Cornell’s current dean of faculty, Charles Van Loan, said administrators have been very clear that New York City will not siphon resources from Ithaca. The trick is making sure a firewall is set up correctly. While many institutions have multiple campuses, most branches don’t come with the visibility of a highly touted project on Roosevelt Island.

“There are sort of financial ways you can ensure that,” said Van Loan, a professor emeritus of computer science. “It’s just another thing to think about. If you think more about Cornell Tech, the argument goes, you’re going to be thinking less about the Ithaca campus.”

Some faculty members struggle to see how liberal education at Cornell fits with Cornell Tech and its emphasis on entrepreneurship. Van Loan sees it as connected, but admits not everyone agrees.

“There’s a whole range of opinion,” he said. “It’s almost impossible to sum it up.”

Rivalries in New York City

The attention lavished upon Cornell Tech has led some at rival institutions to complain privately. But none would do so on the record.

Several engineering schools are already located in New York City, including Columbia University’s Fu Foundation School of Engineering and Applied Science and the Polytechnic Institute of New York University, which is now named the Tandon School of Engineering. Both Columbia and NYU were among institutions that submitted proposals in the city competition.

The city went on to reach tech-oriented deals with both universities. In April 2012, it announced an agreement with NYU giving the university a 99-year, $1 lease for a 500,000-square foot building that formerly served as the Metropolitan Transit Authority’s headquarters in downtown Brooklyn. The university is using the building as a centerpiece for expansion efforts in Brooklyn and as a place to bring together artists, scientists and engineers. The university’s first tenant slated for the building is the Center for Urban Science and Progress, which was created under the 2012 announcement. That center combines engineering, data informatics and social sciences in an attempt to improve cities.

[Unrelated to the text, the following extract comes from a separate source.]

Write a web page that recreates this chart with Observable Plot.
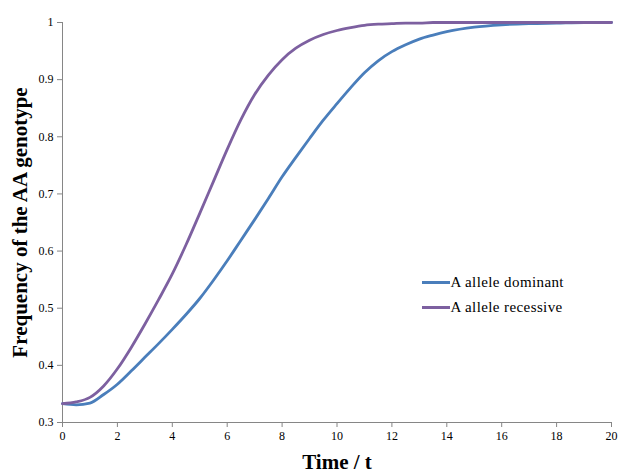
<!DOCTYPE html>
<html>
<head>
<meta charset="utf-8">
<script src="https://cdn.jsdelivr.net/npm/d3@7"></script>
<script src="https://cdn.jsdelivr.net/npm/@observablehq/plot@0.6"></script>
<style>
  body { margin: 0; background: #fff; }
  #wrap { position: relative; width: 632px; height: 476px; font-family: "Liberation Serif", "Times New Roman", serif; }
  #legend { position: absolute; left: 421.5px; top: 270px; font-size: 15px; letter-spacing: 0.4px; color: #000; }
  .row { display: flex; align-items: center; height: 25px; }
  .sw { width: 28px; height: 3px; margin-right: 1px; }
</style>
</head>
<body>
<div id="wrap"><div id="legend"></div></div>
<script>
const time = [0, 0.5, 1, 1.5, 2, 2.5, 3, 3.5, 4, 4.5, 5, 5.5, 6, 6.5, 7, 7.5, 8, 8.5, 9, 9.5, 10, 10.5, 11, 11.5, 12, 12.5, 13, 13.5, 14, 15, 16, 17, 18, 19, 20];
const dominant = [0.333, 0.331, 0.334, 0.349, 0.367, 0.39, 0.414, 0.438, 0.463, 0.489, 0.517, 0.549, 0.583, 0.619, 0.655, 0.692, 0.73, 0.764, 0.797, 0.829, 0.858, 0.886, 0.912, 0.933, 0.949, 0.961, 0.971, 0.978, 0.984, 0.992, 0.996, 0.998, 0.999, 1.0, 1.0];
const recessive = [0.333, 0.336, 0.344, 0.364, 0.394, 0.431, 0.472, 0.515, 0.56, 0.611, 0.666, 0.722, 0.778, 0.83, 0.874, 0.908, 0.935, 0.955, 0.969, 0.979, 0.986, 0.991, 0.995, 0.997, 0.998, 0.999, 0.999, 1.0, 1.0, 1.0, 1.0, 1.0, 1.0, 1.0, 1.0];
const seriesNames = ["A allele dominant", "A allele recessive"];
const seriesColors = ["#4A7EBB", "#7D60A0"];
const xTicks = [0, 2, 4, 6, 8, 10, 12, 14, 16, 18, 20];
const yTicks = [0.3, 0.4, 0.5, 0.6, 0.7, 0.8, 0.9, 1];
const yTickLabels = ["0.3", "0.4", "0.5", "0.6", "0.7", "0.8", "0.9", "1"];

const rows = [];
[dominant, recessive].forEach((vals, i) => {
  vals.forEach((v, j) => rows.push({t: time[j], f: v, s: seriesNames[i]}));
});

const serif = "'Liberation Serif', 'Times New Roman', serif";
const axisColor = "#868686";
const chart = Plot.plot({
  width: 632,
  height: 476,
  marginLeft: 62,
  marginRight: 21,
  marginTop: 22,
  marginBottom: 54,
  style: { fontFamily: serif, fontSize: "12px", color: "#000", background: "#fff" },
  x: { domain: [0, 20] },
  y: { domain: [0.3, 1] },
  color: { domain: seriesNames, range: seriesColors },
  marks: [
    Plot.axisX({ ticks: xTicks, tickSize: 5, tickPadding: 4, stroke: axisColor, label: null, fontSize: 12, fontFamily: serif }),
    Plot.axisY({ ticks: yTicks, tickFormat: (d) => yTickLabels[yTicks.indexOf(d)], tickSize: 5, tickPadding: 4, stroke: axisColor, label: null, fontSize: 12, fontFamily: serif }),
    Plot.ruleX([0], { stroke: axisColor, strokeWidth: 1 }),
    Plot.ruleY([0.3], { stroke: axisColor, strokeWidth: 1 }),
    Plot.line(rows, { x: "t", y: "f", z: "s", stroke: "s", strokeWidth: 2.8, curve: "monotone-x" }),
    Plot.text(["Frequency of the AA genotype"], { frameAnchor: "left", dx: -42, rotate: -90, text: (d) => d, fontSize: 21, fontWeight: "bold", fill: "#000", textAnchor: "middle", lineAnchor: "middle", fontFamily: serif }),
    Plot.text(["Time / t"], { frameAnchor: "bottom", dy: 40, text: (d) => d, fontSize: 21, fontWeight: "bold", fill: "#000", textAnchor: "middle", lineAnchor: "middle", fontFamily: serif })
  ]
});
const wrap = document.getElementById("wrap");
wrap.insertBefore(chart, wrap.firstChild);

const legend = document.getElementById("legend");
seriesNames.forEach((n, i) => {
  const r = document.createElement("div");
  r.className = "row";
  r.innerHTML = `<span class="sw" style="background:${seriesColors[i]}"></span><span>${n}</span>`;
  legend.appendChild(r);
});
</script>
</body>
</html>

Andrew Hamilton, NYU’s president, said he views Cornell Tech’s presence in the city as beneficial, rather than as a rival for his university’s applied sciences efforts.

“I would say it stimulated a healthy competition and collaboration,” he said. “That’s something that academic institutions are very capable of doing at the same time, both competing and collaborating with our partner universities.”

Columbia, meanwhile, announced an agreement in July 2012 to create a new institute for data sciences and engineering at the university’s Morningside Heights and Washington Heights campuses. City incentives were said to total $15 million, including discounted energy costs and some debt forgiveness.

After Cornell was announced as the winner of the city competition in December 2011, discussions continued between Columbia and the city’s Economic Development Corporation, said Patricia Culligan, founding associate director of the Columbia Data Science Institute. The university eventually submitted a modified proposal, and a deal was struck.

“It creates a great draw for students in the city and much larger work force,” said Kathleen McKeown, a Columbia professor of computer science and founding director of the Data Science Institute. “Therefore, it builds the tech community within New York. That is what Bloomberg wanted.”

Observers outside academia say the competition that led to Cornell Tech has created a significant change in the city’s higher ed and entrepreneurial scenes. New York institutions had been known more for selling patents to be commercialized than for helping local start-ups develop into companies, said Jonathan Bowles, executive director for the Center for an Urban Future, a Manhattan-based policy think tank.

“It was one of the reasons why Stanford, and not just Cornell, but Technion, were so important to this process,” he said. “We need the engineering prowess from all of our institutions.”

Elizabeth Redden contributed to this article.